Por lo demás, no parece se debe advertir a los lectores legos, sino que los decretos pertenecientes a la fe son siempre certísimos, siempre inalterables, siempre verdaderos, e incapaces de mudanza o variación alguna. Pero los decretos de disciplina, o gobierno exterior, en especial los reglamentos que miran a tribunales, procesos, apelaciones, y otras circunstancias de esta naturaleza, admiten variación, como el mismo santo Concilio da a entender.

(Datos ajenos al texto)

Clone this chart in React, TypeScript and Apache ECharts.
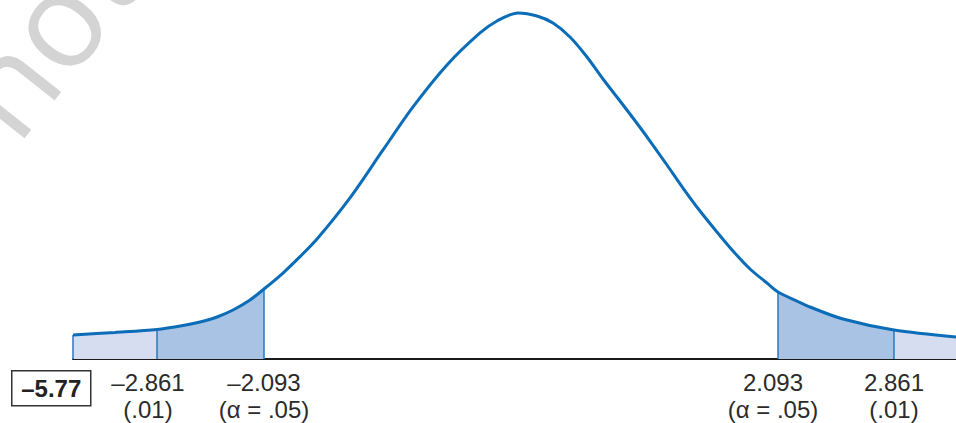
import React, { useEffect, useRef } from "react";
import * as echarts from "echarts";

// Curve (x in t-units along the axis, y in density units)
const curveX = [-3.584, -3.248, -2.912, -2.704, -2.568, -2.432, -2.304, -2.168, -2.056, -1.904, -1.768, -1.632, -1.368, -1.104, -0.864, -0.592, -0.328, -0.192, -0.024, 0.128, 0.256, 0.392, 0.528, 0.656, 0.792, 0.896, 1.032, 1.168, 1.296, 1.432, 1.568, 1.696, 1.832, 1.968, 2.056, 2.208, 2.312, 2.576, 2.984, 3.48];
const curveY = [0.0273, 0.0302, 0.0336, 0.0381, 0.0421, 0.0478, 0.0558, 0.0672, 0.0797, 0.0979, 0.1165, 0.1366, 0.1835, 0.238, 0.287, 0.3348, 0.3712, 0.3849, 0.394, 0.3906, 0.3826, 0.3667, 0.3439, 0.3188, 0.2938, 0.2744, 0.2482, 0.2209, 0.1947, 0.1685, 0.1446, 0.123, 0.1025, 0.0865, 0.0763, 0.066, 0.0592, 0.0455, 0.033, 0.0251];

// Critical value cut positions on the axis and their labels
const cutPositions = [-2.912, -2.056, 2.056, 2.984];
const tickTop = ["–2.861", "–2.093", "2.093", "2.861"];
const tickBottom = ["(.01)", "(α = .05)", "(α = .05)", "(.01)"];
const observedT = "–5.77";

// Shaded regions: [from, to, shade]
const regionFrom = [curveX[0], cutPositions[0], cutPositions[2], cutPositions[3]];
const regionTo = [cutPositions[0], cutPositions[1], cutPositions[3], curveX[curveX.length - 1]];
const regionShade = ["light", "dark", "dark", "light"];

const LIGHT = "#d6ddf0";
const DARK = "#a8c3e3";
const CURVE = "#0b6cb8";
const EDGE = "#2a78bb";
const TEXT = "#2b2b2b";
const FONT = "'Liberation Sans', Arial, sans-serif";

export default function App() {
  const ref = useRef<HTMLDivElement>(null);
  useEffect(() => {
    if (!ref.current) return;
    const chart = echarts.init(ref.current, null, { renderer: "svg" });
    const pts = curveX.map((x, i) => [x, curveY[i]]);
    const yAt = (x: number) => curveY[curveX.indexOf(x)];
    const areaSeries = regionFrom.map((a, k) => ({
      type: "line",
      data: pts.filter((p) => p[0] >= a - 1e-9 && p[0] <= regionTo[k] + 1e-9),
      smooth: 0.3,
      showSymbol: false,
      silent: true,
      lineStyle: { width: 0, opacity: 0 },
      areaStyle: { color: regionShade[k] === "dark" ? DARK : LIGHT, opacity: 1 },
      z: 1,
    }));
    const edgeXs = [curveX[0], ...cutPositions];
    const edgeSeries = edgeXs.map((x) => ({
      type: "line",
      data: [
        [x, 0],
        [x, yAt(x)],
      ],
      showSymbol: false,
      silent: true,
      lineStyle: { color: EDGE, width: 1.5 },
      z: 2,
    }));
    const shift = [18, 0, 10, 0];
    chart.setOption({
      animation: false,
      grid: { left: 73, right: 0, top: 7.7, bottom: 64 },
      xAxis: {
        type: "value",
        min: curveX[0],
        max: curveX[curveX.length - 1],
        splitLine: { show: false },
        axisTick: { show: false },
        axisLine: { show: true, onZero: false, lineStyle: { color: "#1a1a1a", width: 2 } },
        axisLabel: {
          customValues: cutPositions,
          margin: 10,
          color: TEXT,
          fontFamily: FONT,
          fontSize: 24,
          lineHeight: 27,
          formatter: (v: number) => {
            const i = cutPositions.findIndex((c) => Math.abs(c - v) < 1e-6);
            if (i < 0) return "";
            const s = "s" + i;
            return `{${s}|${tickTop[i]}}\n{${s}|${tickBottom[i]}}`;
          },
          rich: Object.fromEntries(
            cutPositions.map((_, i) => [
              "s" + i,
              {
                fontSize: 24,
                lineHeight: 27,
                fontFamily: FONT,
                color: TEXT,
                padding: [0, shift[i], 0, 0],
              },
            ])
          ),
        },
      },
      yAxis: { type: "value", min: 0, max: 0.4, show: false },
      graphic: [
        {
          type: "text",
          x: 42,
          y: 34,
          rotation: 0.9,
          silent: true,
          z: 0,
          style: {
            text: "not",
            fontSize: 132,
            fontFamily: "'Open Sans', 'Noto Sans', sans-serif",
            fill: "#d4d4d4",
            textAlign: "center",
            textVerticalAlign: "middle",
          },
        },
        {
          type: "group",
          left: 11,
          top: 370,
          children: [
            {
              type: "rect",
              shape: { x: 0, y: 0, width: 79, height: 35 },
              style: { fill: "#fff", stroke: "#333", lineWidth: 1.5 },
            },
            {
              type: "text",
              x: 39.5,
              y: 18,
              style: {
                text: observedT,
                fontSize: 24,
                fontWeight: "bold",
                fontFamily: FONT,
                fill: "#222",
                textAlign: "center",
                textVerticalAlign: "middle",
              },
            },
          ],
        },
      ],
      series: [
        ...areaSeries,
        ...edgeSeries,
        {
          type: "line",
          data: pts,
          smooth: 0.3,
          showSymbol: false,
          silent: true,
          lineStyle: { color: CURVE, width: 3 },
          z: 3,
        },
      ],
    });
    return () => chart.dispose();
  }, []);
  return (
    <div
      ref={ref}
      style={{ position: "fixed", left: 0, top: 0, width: 956, height: 423, background: "#fff" }}
    />
  );
}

En consecuencia, no hay que extrañar que no se conforme la práctica en algunos puntos con las disposiciones del Concilio; porque además de intervenir autoridad legítima para hacer estas excepciones, la historia eclesiástica comprueba en todos los siglos que los usos loables, y admitidos en unos tiempos, se reprobaron y prohibieron en otros, y los que adoptaron unas provincias, no los recibieron otras.

Para que los lectores tengan presentes los puntos históricos principales, y los motivos que hubo para congregar el Concilio, para disolverlo en dos ocasiones, y para volverlo a continuar hasta finalizarlo, basta por ahora la lectura de las bulas de convocación de Paulo III, Julio III y Pío IX: pues consta en ellas así la urgente necesidad de convocar como los obstáculos humanamente insuperables que es necesario vencer para continuarlo, y conducirlo hasta su fin. Solo me ha parecido conveniente insertar la acta de la abertura, necesaria sin duda para conocer los Legados que presidían, proponían, y preguntaban, y el método y solemnidad con que se celebraban las Sesiones. El número y nombres de los Prelados, Embajadores y otros concurrentes, conta de los Apéndices, que se han descargado de muchas noticias pertenecientes a los Padres, y Doctores españoles, por no permitirlas la magnitud del volumen. Espero no obstante dar noticias más individuales e importantes de estos sabios y virtuosos héroes en la historia del Concilio de Trento, de que tengo trabajada mucha parte, íntimamente persuadido a que ningunos sucesos del siglo décimosexto pueden dar más alta y noble idea del celo, entereza y sabiduría de los Españoles.